Helix Project Would Increase San Diego Water Supply
The proposed recycled-water project is expected to increase water rates for some users. But the Helix Water District expects the local supply to offset higher costs of imported water.
The district wants to use a dry stretch of riverbed on property it owns 14 miles east of La Mesa to produce water.
The proposed project is called the El Monte Valley Mining, Reclamation, and Groundwater Recharge Project.
The plan involves three major elements:
Purifying recycled water and pumping it into the ground; Restoring the riverbed with native plants and creating trails for hiking, mountain biking and horses; and mining the sand, which will be sold to help fund the water and restoration parts of the project.

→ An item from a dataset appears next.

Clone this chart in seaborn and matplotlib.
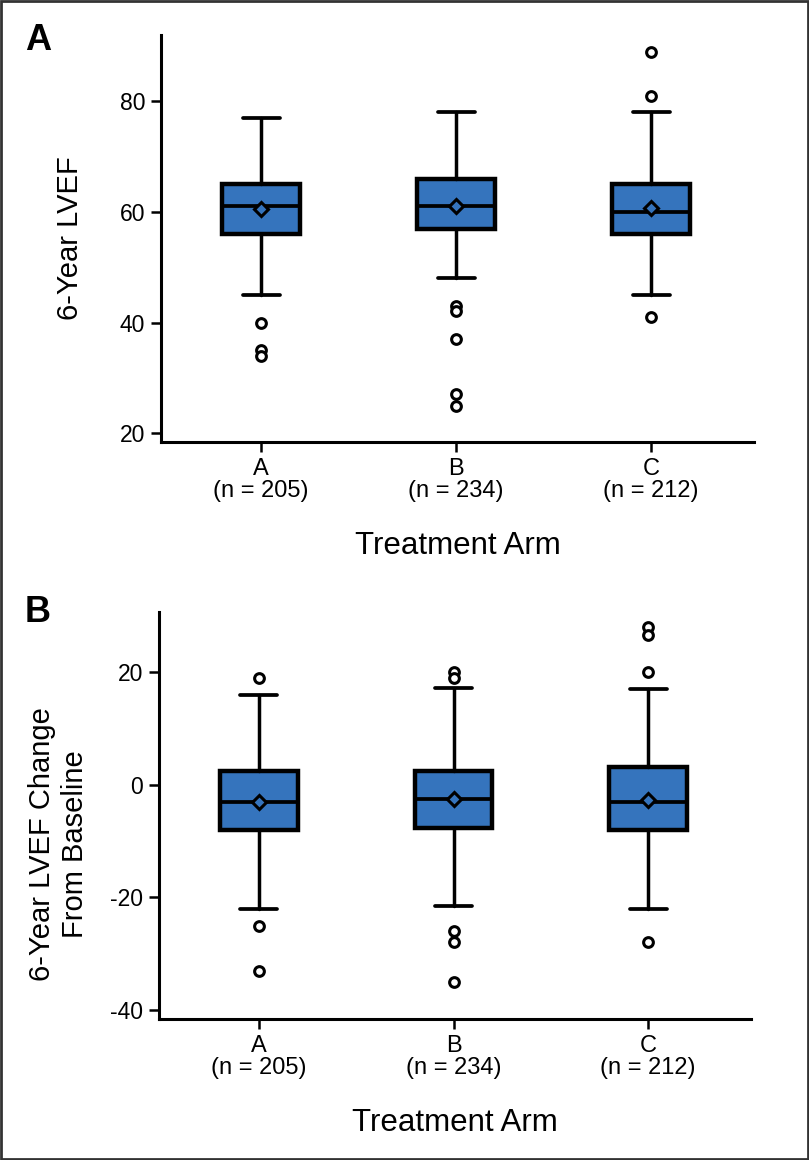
import matplotlib
matplotlib.use("Agg")
import matplotlib.pyplot as plt
import seaborn as sns
from matplotlib.patches import Rectangle

sns.set_style("ticks")
plt.rcParams['font.family'] = ['Liberation Sans', 'DejaVu Sans']
plt.rcParams.update({"text.color": "black", "axes.labelcolor": "black",
                     "xtick.color": "black", "ytick.color": "black"})

# ---- data ----
arms = ["A", "B", "C"]
n_per_arm = [205, 234, 212]

# Panel A: 6-year LVEF
a_whislo = [45, 48, 45]
a_q1 = [56, 57, 56]
a_med = [61, 61, 60]
a_q3 = [65, 66, 65]
a_whishi = [77, 78, 78]
a_mean = [60.5, 61.0, 60.7]
a_fliers = [[40, 35, 34], [43, 42, 37, 27, 25], [89, 81, 41]]

# Panel B: 6-year LVEF change from baseline
b_whislo = [-22, -21.6, -22]
b_q1 = [-8, -7.6, -8]
b_med = [-3, -2.5, -3]
b_q3 = [2.5, 2.5, 3.1]
b_whishi = [16, 17.2, 17]
b_mean = [-3.0, -2.5, -2.7]
b_fliers = [[19, -25, -33], [20, 19, -26, -28, -35], [28, 26.7, 20, -28]]

box_color = "#3574BD"

fig = plt.figure(figsize=(8.09, 11.6), dpi=100)
W, H = 809, 1160


def make_stats(lo, q1, med, q3, hi, mean, fl):
    return [dict(whislo=lo[i], q1=q1[i], med=med[i], q3=q3[i], whishi=hi[i],
                 mean=mean[i], fliers=fl[i], label=arms[i]) for i in range(len(arms))]


def draw_panel(rect, stats, ylim, yticks, ylabel, ylabel_xy, letter, letter_y):
    ax = fig.add_axes(rect)
    ax.bxp(stats, positions=range(len(arms)), widths=0.4, patch_artist=True,
           showmeans=True, showfliers=True,
           boxprops=dict(facecolor=box_color, edgecolor="black", linewidth=3.2),
           medianprops=dict(color="black", linewidth=2.7),
           whiskerprops=dict(color="black", linewidth=2.5),
           capprops=dict(color="black", linewidth=2.7),
           capwidths=0.19,
           meanprops=dict(marker="D", markerfacecolor=box_color, markeredgecolor="black",
                          markeredgewidth=2.2, markersize=7),
           flierprops=dict(marker="o", markerfacecolor="white", markeredgecolor="black",
                           markeredgewidth=2.2, markersize=7))
    ax.set_xlim(-0.513, 2.528)
    ax.set_ylim(*ylim)
    ax.set_yticks(yticks)
    ax.set_yticklabels([str(t) for t in yticks], fontsize=16.5)
    ax.set_xticks(range(len(arms)))
    ax.set_xticklabels([f"{a}\n(n = {n})" for a, n in zip(arms, n_per_arm)],
                       fontsize=17, linespacing=1.0)
    sns.despine(ax=ax)
    for s in ["left", "bottom"]:
        ax.spines[s].set_linewidth(2.2)
        ax.spines[s].set_color("black")
    ax.tick_params(axis="both", width=1.8, length=7.5, pad=4)
    ax.set_xlabel("Treatment Arm", fontsize=22.5, va="center")
    ax.xaxis.set_label_coords(0.5, -0.255)
    ax.set_ylabel(ylabel, fontsize=21, va="center", linespacing=1.2)
    ax.yaxis.set_label_coords(*ylabel_xy)
    ax.grid(False)
    fig.text(25 / W, 1 - letter_y / H, letter, fontsize=26, fontweight="bold",
             ha="left", va="center")
    return ax


stats_a = make_stats(a_whislo, a_q1, a_med, a_q3, a_whishi, a_mean, a_fliers)
stats_b = make_stats(b_whislo, b_q1, b_med, b_q3, b_whishi, b_mean, b_fliers)

draw_panel([161 / W, 1 - 442 / H, 593 / W, 407 / H], stats_a, (18.4, 92),
           [20, 40, 60, 80], "6-Year LVEF", (-0.153, 0.5), "A", 40)
draw_panel([159 / W, 1 - 1019 / H, 592 / W, 407 / H], stats_b, (-41.6, 30.7),
           [-40, -20, 0, 20], "6-Year LVEF Change\nFrom Baseline", (-0.17, 0.43), "B", 612)

fig.patches.append(Rectangle((0.0015, 0.001), 0.997, 0.998, transform=fig.transFigure,
                             fill=False, edgecolor="#333333", linewidth=2))

fig.savefig("out.png", dpi=100)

Helix Water District General Manager Mark Weston said the project is modeled after a similar one in Orange County.
"We create a new restored habitat, we create trails for the valley," said Weston. "We do receive an economic benefit from the sand. And then on top of it we develop this water supply which will serve us not just for a few years, but will be a very, very long-term water supply."
Weston said the recycled water will come from the Santee Water Recycling Facility.

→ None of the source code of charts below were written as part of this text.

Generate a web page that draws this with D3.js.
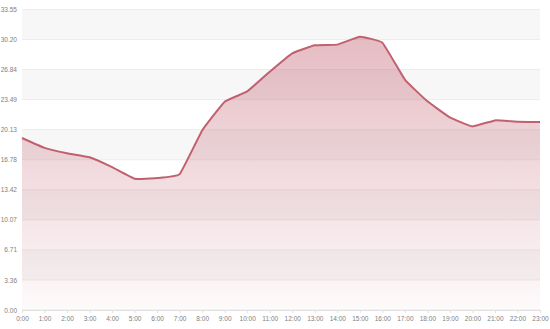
<!DOCTYPE html>
<html>
<head>
<meta charset="utf-8">
<script src="https://cdn.jsdelivr.net/npm/d3@7"></script>
<style>
  html, body { margin: 0; padding: 0; background: #fff; }
  svg { display: block; }
  .tick text { font-family: "Liberation Sans", Arial, sans-serif; font-size: 6.5px; fill: #808080; }
</style>
</head>
<body>
<div id="chart"></div>
<script>
const hours = ['0:00','1:00','2:00','3:00','4:00','5:00','6:00','7:00','8:00','9:00','10:00','11:00',
  '12:00','13:00','14:00','15:00','16:00','17:00','18:00','19:00','20:00','21:00','22:00','23:00'];
const values = [19.2, 18.1, 17.5, 17.05, 15.95, 14.65, 14.73, 15.17, 20.05, 23.26, 24.4, 26.6,
  28.65, 29.56, 29.63, 30.50, 29.85, 25.72, 23.3, 21.5, 20.5, 21.17, 21.02, 20.99];
const yMax = 33.55;
const yTickValues = [0, 3.355, 6.71, 10.065, 13.42, 16.775, 20.13, 23.485, 26.84, 30.195, 33.55];
const yTickLabels = ['0.00','3.36','6.71','10.07','13.42','16.78','20.13','23.49','26.84','30.20','33.55'];

const W = 550, H = 329;
const M = { top: 9.5, right: 10, bottom: 19, left: 22 };
const iw = W - M.left - M.right, ih = H - M.top - M.bottom;

const svg = d3.select('#chart').append('svg').attr('width', W).attr('height', H);
const g = svg.append('g').attr('transform', `translate(${M.left},${M.top})`);

const x = d3.scalePoint().domain(hours).range([0, iw]);
const y = d3.scaleLinear().domain([0, yMax]).range([ih, 0]);

// alternating bands
const bands = d3.range(yTickValues.length - 1);
g.selectAll('rect.band').data(bands).enter().append('rect')
  .attr('class', 'band')
  .attr('x', 0).attr('width', iw)
  .attr('y', i => y(yTickValues[i + 1]))
  .attr('height', i => y(yTickValues[i]) - y(yTickValues[i + 1]))
  .attr('fill', i => i % 2 ? '#f7f7f7' : '#ffffff');

// grid lines
g.selectAll('line.grid').data(yTickValues).enter().append('line')
  .attr('class', 'grid')
  .attr('x1', 0).attr('x2', iw)
  .attr('y1', d => y(d)).attr('y2', d => y(d))
  .attr('stroke', '#ececec').attr('stroke-width', 1);

const defs = svg.append('defs');
const grad = defs.append('linearGradient').attr('id', 'fillGrad')
  .attr('gradientUnits', 'userSpaceOnUse')
  .attr('x1', 0).attr('x2', 0).attr('y1', y(values[15])).attr('y2', ih);
grad.append('stop').attr('offset', '0%').attr('stop-color', '#c1606f').attr('stop-opacity', 0.42);
grad.append('stop').attr('offset', '100%').attr('stop-color', '#c1606f').attr('stop-opacity', 0.03);

const curve = d3.curveCardinal.tension(0.7);
const area = d3.area()
  .x((d, i) => x(hours[i])).y0(ih).y1(d => y(d)).curve(curve);
const line = d3.line()
  .x((d, i) => x(hours[i])).y(d => y(d)).curve(curve);

g.append('path').datum(values).attr('d', area).attr('fill', 'url(#fillGrad)');
g.append('path').datum(values).attr('d', line)
  .attr('fill', 'none').attr('stroke', '#c1606f').attr('stroke-width', 2);

// axes
const yAxis = g.append('g')
  .call(d3.axisLeft(y).tickValues(yTickValues).tickSize(0).tickPadding(5)
    .tickFormat((d, i) => yTickLabels[i]));
yAxis.select('.domain').remove();

const xAxis = g.append('g').attr('transform', `translate(0,${ih})`)
  .call(d3.axisBottom(x).tickSize(3).tickPadding(3));
xAxis.select('.domain').attr('stroke', '#e0e0e0');
xAxis.selectAll('.tick line').attr('stroke', '#e0e0e0');
</script>
</body>
</html>
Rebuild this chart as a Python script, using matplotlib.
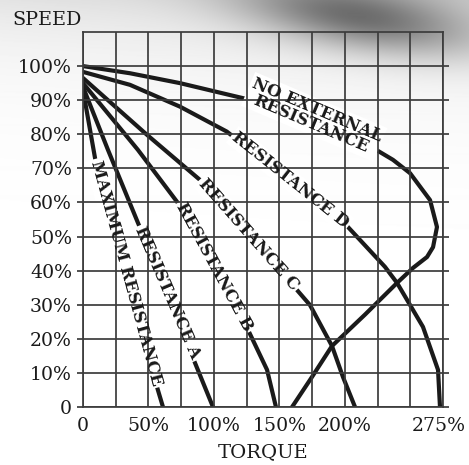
"""
Speed-torque curves of a wound-rotor motor for several rotor resistances.
"""
import numpy as np
import matplotlib
matplotlib.use("Agg")
import matplotlib.pyplot as plt
from matplotlib.transforms import ScaledTranslation

# --- data (torque in % of rated, speed in % of synchronous) -------------
noext_torque = [0, 35.9, 74.1, 127.6, 221.5, 236.8, 249.8, 265.1, 270.4, 267.4,
                262.8, 252.1, 239.9, 215.4, 190.2, 174.9, 159.7]
noext_speed = [100, 97.9, 95.0, 90.1, 76.0, 72.5, 68.6, 60.7, 52.8, 46.9,
               44.0, 40.8, 36.4, 27.1, 17.9, 8.8, 0]

resd_torque = [0, 35.9, 74.1, 109.8, 158.1, 202.4, 230.7, 239.9, 259.7, 271.2, 272.7]
resd_speed = [98.3, 94.5, 88.1, 80.8, 66.3, 52.8, 41.1, 36.4, 23.5, 10.9, 0]

resc_torque = [0, 48.1, 89.4, 126.1, 163.5, 173.4, 190.2, 198.6, 207.8]
resc_speed = [96.5, 80.1, 66.6, 50.5, 34.3, 29.9, 17.9, 8.8, 0]

resb_torque = [0, 42, 72.6, 100.1, 126.1, 140.6, 147.4]
resb_speed = [95.0, 75.4, 59.8, 41.1, 22.6, 10.9, 0]

resa_torque = [0, 19.1, 42, 64.6, 85.6, 99.3]
resa_speed = [93.9, 75.4, 54, 33.3, 12.9, 0]

maxr_torque = [0, 9.2, 31.7, 56.5, 61.1]
maxr_speed = [93, 73, 39.2, 5.9, 0]

curve_labels = ["NO EXTERNAL\nRESISTANCE", "RESISTANCE D", "RESISTANCE C",
                "RESISTANCE B", "RESISTANCE A", "MAXIMUM RESISTANCE"]
label_torque = [176.6, 158.3, 126.5, 100, 64.6, 32.8]
label_speed = [85.1, 66.5, 50.6, 41, 33.4, 39.2]
label_angle = [-23, -38.4, -48.6, -61.5, -66.7, -74.7]

x_ticks = [0, 25, 50, 75, 100, 125, 150, 175, 200, 225, 250, 275]
x_ticklabels = ["0", "", "50%", "", "100%", "", "150%", "", "200%", "", "", "275%"]
y_ticks = [0, 10, 20, 30, 40, 50, 60, 70, 80, 90, 100]
y_ticklabels = ["0", "10%", "20%", "30%", "40%", "50%", "60%", "70%", "80%", "90%", "100%"]

W, H = 469, 465
INK = "#1a1a1a"
GRID = "#3c3c3c"
SERIF = "DejaVu Serif"

fig = plt.figure(figsize=(W / 100, H / 100), dpi=100)

# scanned-page shading at the top
bg = fig.add_axes([0, 0, 1, 1], zorder=-1)
yy, xx = np.mgrid[0:H, 0:W]
wash = 0.18 * np.exp(-yy / 60.0) * (0.6 + 0.4 * xx / W)
streak = 0.45 * np.exp(-((xx - 360) / 115.0) ** 2
                       - ((yy - 18 - 0.15 * (xx - 360)) / 32.0) ** 2)
bg.imshow(np.clip(1 - wash - streak, 0, 1), cmap="gray", vmin=0, vmax=1,
          extent=[0, W, H, 0], aspect="auto", interpolation="bilinear")
bg.axis("off")

ax = fig.add_axes([83 / W, 1 - 407 / H, 360 / W, 375 / H])
ax.patch.set_alpha(0)

for t, s in [(noext_torque, noext_speed), (resd_torque, resd_speed),
             (resc_torque, resc_speed), (resb_torque, resb_speed),
             (resa_torque, resa_speed), (maxr_torque, maxr_speed)]:
    ax.plot(t, s, color=INK, lw=3.0, solid_joinstyle="round", zorder=2)

# white gaps in the curves under the labels, then the label text on top
for txt, tx, ty, ang in zip(curve_labels, label_torque, label_speed, label_angle):
    kw = dict(rotation=ang, rotation_mode="anchor", ha="center", va="center",
              multialignment="center", family=SERIF, fontweight="bold",
              fontsize=12, linespacing=0.9)
    ax.text(tx, ty, txt, color="none", zorder=2.2,
            bbox=dict(boxstyle="square,pad=0.12", fc="white", ec="none"), **kw)
    ax.text(tx, ty, txt, color=INK, zorder=3, **kw)

ax.set_xlim(0, 275)
ax.set_ylim(0, 110)
ax.set_xticks(x_ticks)
ax.set_xticklabels(x_ticklabels)
ax.set_yticks(y_ticks)
ax.set_yticklabels(y_ticklabels)
ax.set_axisbelow(False)
ax.grid(True, color=GRID, lw=1.25)
ax.tick_params(axis="x", length=0, pad=7, labelsize=13.6, labelcolor=INK)
ax.tick_params(axis="y", length=4, width=1.25, color=GRID, left=True, right=True,
               direction="out", pad=4, labelsize=13.6, labelcolor=INK)
for lab in ax.get_xticklabels() + ax.get_yticklabels():
    lab.set_family(SERIF)
# last torque label sits a little left, inside the page
last = ax.xaxis.get_major_ticks()[-1].label1
last.set_transform(last.get_transform() + ScaledTranslation(-4 / 100, 0, fig.dpi_scale_trans))
for sp in ax.spines.values():
    sp.set_color(GRID)
    sp.set_linewidth(1.25)

fig.text(47 / W, 1 - 20 / H, "SPEED", family=SERIF, fontsize=13.8, color=INK,
         ha="center", va="center")
fig.text(263 / W, 1 - 452 / H, "TORQUE", family=SERIF, fontsize=14, color=INK,
         ha="center", va="center")

fig.savefig("out.png", dpi=100)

He said the process will produce enough water to supply 15,000 families a year in La Mesa, Lemon Grove and other areas served by the district.
Weston said the estimated $80 million project will be paid for with state, federal and local grants along with money from the mining operation.

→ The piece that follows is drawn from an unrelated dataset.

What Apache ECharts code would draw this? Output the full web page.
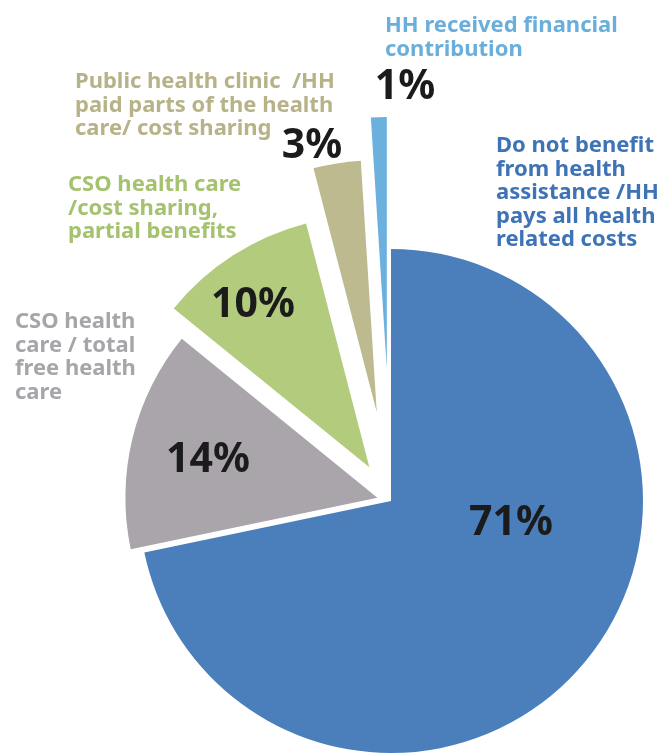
<!DOCTYPE html>
<html>
<head>
<meta charset="utf-8">
<script src="https://cdn.jsdelivr.net/npm/echarts@6/dist/echarts.min.js"></script>
<style>
html,body{margin:0;padding:0;background:#fff;}
#chart{width:671px;height:756px;}
</style>
</head>
<body>
<div id="chart"></div>
<script>
// ---- data ----
const categories = [
  'Do not benefit\nfrom health\nassistance /HH\npays all health\nrelated costs',
  'CSO health\ncare / total\nfree health\ncare',
  'CSO health care\n/cost sharing,\npartial benefits',
  'Public health clinic  /HH\npaid parts of the health\ncare/ cost sharing',
  'HH received financial\ncontribution'
];
const values = [71, 14, 10, 3, 1];

// ---- styling / layout ----
const colors = ['#4a7fbc', '#a9a5ab', '#b2cb7c', '#bdba8f', '#6cb0de'];
const labelColors = ['#3e73b6', '#a7a4aa', '#a5c26f', '#b7b288', '#6aaedb'];
const explode = [0, 14, 40, 90, 132];
const pctPos = [[511, 523], [208, 460], [253, 305], [312, 146], [405, 87]];
const namePos = [[496, 134], [15, 310], [68, 173], [75, 70], [385, 14]];
const cx = 391, cy = 501, R = 252;

const total = values.reduce((a, b) => a + b, 0);
const chart = echarts.init(document.getElementById('chart'), null, {renderer: 'canvas'});

const series = values.map((v, i) => {
  const before = values.slice(0, i).reduce((a, b) => a + b, 0);
  const mid = (before + v / 2) / total * 2 * Math.PI;
  const dx = Math.sin(mid) * explode[i];
  const dy = -Math.cos(mid) * explode[i];
  return {
    type: 'pie',
    center: [cx + dx, cy + dy],
    radius: R,
    startAngle: 90,
    clockwise: true,
    silent: true,
    animation: false,
    z: 2 + i,
    label: {
      position: 'inside',
      formatter: '{c}%',
      color: '#1b1b1b',
      fontFamily: 'Noto Sans',
      fontWeight: 'bold',
      fontSize: 41
    },
    labelLine: {show: false},
    labelLayout: function () {
      return {x: pctPos[i][0], y: pctPos[i][1], align: 'center', verticalAlign: 'middle'};
    },
    data: values.map((vv, j) => ({
      name: categories[j],
      value: vv,
      itemStyle: {color: j === i ? colors[i] : 'rgba(0,0,0,0)'},
      label: {show: j === i}
    }))
  };
});

const graphics = categories.map((c, i) => ({
  type: 'text',
  left: namePos[i][0],
  top: namePos[i][1],
  silent: true,
  z: 100,
  style: {
    text: c,
    fill: labelColors[i],
    font: 'bold 22px "Noto Sans"',
    lineHeight: 23.5
  }
}));

chart.setOption({
  backgroundColor: '#ffffff',
  animation: false,
  series: series,
  graphic: graphics
});
</script>
</body>
</html>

He said Helix Water District customers in La Mesa, El Cajon, Lemon Grove, Spring Valley and other areas will see a 3- to 5-percent increase in their water bills to offset the cost of the project.
If an environmental review is approved, it is estimated water will begin flowing from the project in 2014.
The public is invited to weigh in on the proposal at a meeting Tuesday, March 8 at 7 p.m. at the Helix Water District Board Room in La Mesa.